**To do:** Copy out all lines with the word "this" in them.

Rows from a dataset of charts and code:
═══

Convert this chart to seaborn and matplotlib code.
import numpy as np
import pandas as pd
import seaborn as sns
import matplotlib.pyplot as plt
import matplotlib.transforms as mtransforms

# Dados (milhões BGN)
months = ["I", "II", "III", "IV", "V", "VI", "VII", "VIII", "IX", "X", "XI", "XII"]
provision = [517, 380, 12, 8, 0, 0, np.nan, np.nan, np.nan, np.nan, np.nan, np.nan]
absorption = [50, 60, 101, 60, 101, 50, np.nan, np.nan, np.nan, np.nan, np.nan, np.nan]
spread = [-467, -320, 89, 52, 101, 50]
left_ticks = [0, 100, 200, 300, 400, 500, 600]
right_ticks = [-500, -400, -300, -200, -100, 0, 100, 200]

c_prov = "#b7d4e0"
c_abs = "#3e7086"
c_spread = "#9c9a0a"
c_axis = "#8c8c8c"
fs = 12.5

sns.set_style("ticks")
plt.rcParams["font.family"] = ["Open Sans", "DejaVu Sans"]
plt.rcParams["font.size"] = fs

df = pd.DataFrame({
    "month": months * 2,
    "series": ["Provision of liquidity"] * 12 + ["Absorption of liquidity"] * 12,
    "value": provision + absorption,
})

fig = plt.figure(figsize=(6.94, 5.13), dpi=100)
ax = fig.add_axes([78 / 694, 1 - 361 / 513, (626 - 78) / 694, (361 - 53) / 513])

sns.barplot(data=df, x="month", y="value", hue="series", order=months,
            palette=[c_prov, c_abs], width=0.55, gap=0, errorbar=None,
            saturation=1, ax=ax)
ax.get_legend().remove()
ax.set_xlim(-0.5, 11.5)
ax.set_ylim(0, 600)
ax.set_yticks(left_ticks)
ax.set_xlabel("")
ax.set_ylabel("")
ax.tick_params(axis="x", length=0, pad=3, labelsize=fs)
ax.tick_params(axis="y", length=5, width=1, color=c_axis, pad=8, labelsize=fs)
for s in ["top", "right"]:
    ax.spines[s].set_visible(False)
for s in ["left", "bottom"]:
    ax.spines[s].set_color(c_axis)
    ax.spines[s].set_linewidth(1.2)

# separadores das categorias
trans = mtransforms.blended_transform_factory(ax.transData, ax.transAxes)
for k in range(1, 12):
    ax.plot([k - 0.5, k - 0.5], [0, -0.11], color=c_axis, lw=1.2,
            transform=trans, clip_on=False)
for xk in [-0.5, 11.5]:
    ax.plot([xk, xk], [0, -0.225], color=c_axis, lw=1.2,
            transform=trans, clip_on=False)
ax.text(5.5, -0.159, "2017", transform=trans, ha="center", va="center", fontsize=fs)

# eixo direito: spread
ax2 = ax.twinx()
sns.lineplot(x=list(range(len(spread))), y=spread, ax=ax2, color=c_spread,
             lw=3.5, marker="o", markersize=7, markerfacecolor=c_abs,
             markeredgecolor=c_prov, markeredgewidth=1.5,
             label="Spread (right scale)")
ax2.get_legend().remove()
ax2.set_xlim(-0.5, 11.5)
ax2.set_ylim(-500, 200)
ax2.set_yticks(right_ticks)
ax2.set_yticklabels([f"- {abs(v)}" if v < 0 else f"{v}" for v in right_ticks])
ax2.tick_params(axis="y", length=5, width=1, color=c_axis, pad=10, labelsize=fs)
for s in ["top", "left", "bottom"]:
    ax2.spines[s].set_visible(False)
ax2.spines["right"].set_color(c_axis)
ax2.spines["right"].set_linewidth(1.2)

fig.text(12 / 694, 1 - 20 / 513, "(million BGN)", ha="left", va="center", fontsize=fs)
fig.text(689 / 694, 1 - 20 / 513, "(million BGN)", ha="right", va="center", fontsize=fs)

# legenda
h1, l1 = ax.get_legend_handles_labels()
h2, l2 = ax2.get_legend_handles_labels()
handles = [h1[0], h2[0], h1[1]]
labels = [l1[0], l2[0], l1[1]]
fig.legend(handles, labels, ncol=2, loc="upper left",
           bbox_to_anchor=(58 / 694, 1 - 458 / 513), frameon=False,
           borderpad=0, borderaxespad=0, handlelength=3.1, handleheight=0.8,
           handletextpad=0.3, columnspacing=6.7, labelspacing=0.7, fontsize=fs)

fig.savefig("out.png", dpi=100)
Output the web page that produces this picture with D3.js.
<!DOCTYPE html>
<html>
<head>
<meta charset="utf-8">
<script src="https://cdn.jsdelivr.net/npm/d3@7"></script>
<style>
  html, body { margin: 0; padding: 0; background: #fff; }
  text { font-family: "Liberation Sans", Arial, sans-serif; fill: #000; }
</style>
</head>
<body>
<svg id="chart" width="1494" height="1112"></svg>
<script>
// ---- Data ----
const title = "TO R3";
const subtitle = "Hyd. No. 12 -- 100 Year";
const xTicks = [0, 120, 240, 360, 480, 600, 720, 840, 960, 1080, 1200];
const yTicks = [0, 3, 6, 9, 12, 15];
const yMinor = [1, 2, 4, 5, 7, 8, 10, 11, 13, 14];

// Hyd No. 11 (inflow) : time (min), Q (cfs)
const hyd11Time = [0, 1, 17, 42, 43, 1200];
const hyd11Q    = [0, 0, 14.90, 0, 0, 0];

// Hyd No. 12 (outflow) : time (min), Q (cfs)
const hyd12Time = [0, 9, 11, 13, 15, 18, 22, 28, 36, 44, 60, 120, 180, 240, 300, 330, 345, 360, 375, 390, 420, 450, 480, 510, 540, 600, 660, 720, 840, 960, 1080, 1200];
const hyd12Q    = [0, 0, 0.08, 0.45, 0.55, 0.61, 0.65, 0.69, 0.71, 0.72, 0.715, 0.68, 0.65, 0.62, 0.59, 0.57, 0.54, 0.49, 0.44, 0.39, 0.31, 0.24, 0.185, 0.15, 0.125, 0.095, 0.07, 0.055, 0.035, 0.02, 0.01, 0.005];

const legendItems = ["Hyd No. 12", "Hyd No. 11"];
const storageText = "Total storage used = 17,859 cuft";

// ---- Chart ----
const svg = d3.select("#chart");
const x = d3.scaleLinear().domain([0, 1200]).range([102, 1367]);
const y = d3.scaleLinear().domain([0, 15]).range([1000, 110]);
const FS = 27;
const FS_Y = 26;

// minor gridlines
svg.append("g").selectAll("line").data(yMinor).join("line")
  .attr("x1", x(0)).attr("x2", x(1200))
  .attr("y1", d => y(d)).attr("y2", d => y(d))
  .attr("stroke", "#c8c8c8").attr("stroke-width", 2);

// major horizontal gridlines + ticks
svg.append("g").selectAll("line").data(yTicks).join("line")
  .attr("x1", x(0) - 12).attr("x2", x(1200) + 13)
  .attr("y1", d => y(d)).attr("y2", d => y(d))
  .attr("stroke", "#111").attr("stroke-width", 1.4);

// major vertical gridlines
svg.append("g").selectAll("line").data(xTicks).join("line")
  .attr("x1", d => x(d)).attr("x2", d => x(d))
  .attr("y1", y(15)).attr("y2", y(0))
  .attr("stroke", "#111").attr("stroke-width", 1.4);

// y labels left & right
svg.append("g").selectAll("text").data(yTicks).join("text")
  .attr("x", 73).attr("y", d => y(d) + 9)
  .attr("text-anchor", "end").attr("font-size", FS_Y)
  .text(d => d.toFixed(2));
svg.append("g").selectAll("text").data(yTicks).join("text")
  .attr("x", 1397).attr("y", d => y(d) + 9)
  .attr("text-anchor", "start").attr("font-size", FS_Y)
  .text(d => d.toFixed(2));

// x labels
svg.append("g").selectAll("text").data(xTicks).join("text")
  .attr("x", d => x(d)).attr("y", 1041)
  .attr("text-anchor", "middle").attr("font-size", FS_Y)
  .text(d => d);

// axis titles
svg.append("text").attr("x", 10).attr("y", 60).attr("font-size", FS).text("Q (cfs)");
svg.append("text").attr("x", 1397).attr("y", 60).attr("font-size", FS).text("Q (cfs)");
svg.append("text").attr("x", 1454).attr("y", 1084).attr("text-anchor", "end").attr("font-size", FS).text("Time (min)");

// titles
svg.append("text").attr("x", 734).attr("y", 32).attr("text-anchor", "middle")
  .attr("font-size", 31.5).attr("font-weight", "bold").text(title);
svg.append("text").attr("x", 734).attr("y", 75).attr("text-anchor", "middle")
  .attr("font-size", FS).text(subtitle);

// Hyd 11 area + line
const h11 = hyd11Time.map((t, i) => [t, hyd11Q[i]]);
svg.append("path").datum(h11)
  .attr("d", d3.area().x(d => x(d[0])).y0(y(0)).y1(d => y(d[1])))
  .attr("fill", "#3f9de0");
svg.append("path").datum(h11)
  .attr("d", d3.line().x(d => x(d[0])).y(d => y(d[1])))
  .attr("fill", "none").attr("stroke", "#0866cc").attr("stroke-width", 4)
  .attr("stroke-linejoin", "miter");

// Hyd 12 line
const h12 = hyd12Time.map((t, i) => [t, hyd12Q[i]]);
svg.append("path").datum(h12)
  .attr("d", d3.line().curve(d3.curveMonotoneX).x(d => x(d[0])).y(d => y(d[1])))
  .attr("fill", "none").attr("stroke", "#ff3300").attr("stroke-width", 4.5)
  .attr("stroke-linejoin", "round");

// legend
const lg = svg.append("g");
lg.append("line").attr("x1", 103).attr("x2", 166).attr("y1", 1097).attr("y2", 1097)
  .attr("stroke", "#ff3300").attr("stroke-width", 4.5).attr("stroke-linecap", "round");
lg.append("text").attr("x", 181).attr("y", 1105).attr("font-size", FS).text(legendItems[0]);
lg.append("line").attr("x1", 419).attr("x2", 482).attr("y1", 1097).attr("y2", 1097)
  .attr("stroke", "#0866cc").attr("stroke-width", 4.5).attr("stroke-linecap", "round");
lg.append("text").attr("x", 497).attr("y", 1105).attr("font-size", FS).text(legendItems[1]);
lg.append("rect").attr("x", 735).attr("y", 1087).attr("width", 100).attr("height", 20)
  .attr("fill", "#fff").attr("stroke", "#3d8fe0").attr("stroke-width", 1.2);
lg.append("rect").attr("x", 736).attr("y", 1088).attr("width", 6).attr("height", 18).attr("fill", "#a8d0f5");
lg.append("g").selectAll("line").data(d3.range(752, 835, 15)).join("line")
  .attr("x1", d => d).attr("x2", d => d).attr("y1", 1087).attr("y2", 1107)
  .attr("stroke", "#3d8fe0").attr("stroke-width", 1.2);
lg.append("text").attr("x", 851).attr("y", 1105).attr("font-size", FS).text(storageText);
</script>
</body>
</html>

═══

**Task answer:**
Convert this chart to seaborn and matplotlib code.
Output the web page that produces this picture with D3.js.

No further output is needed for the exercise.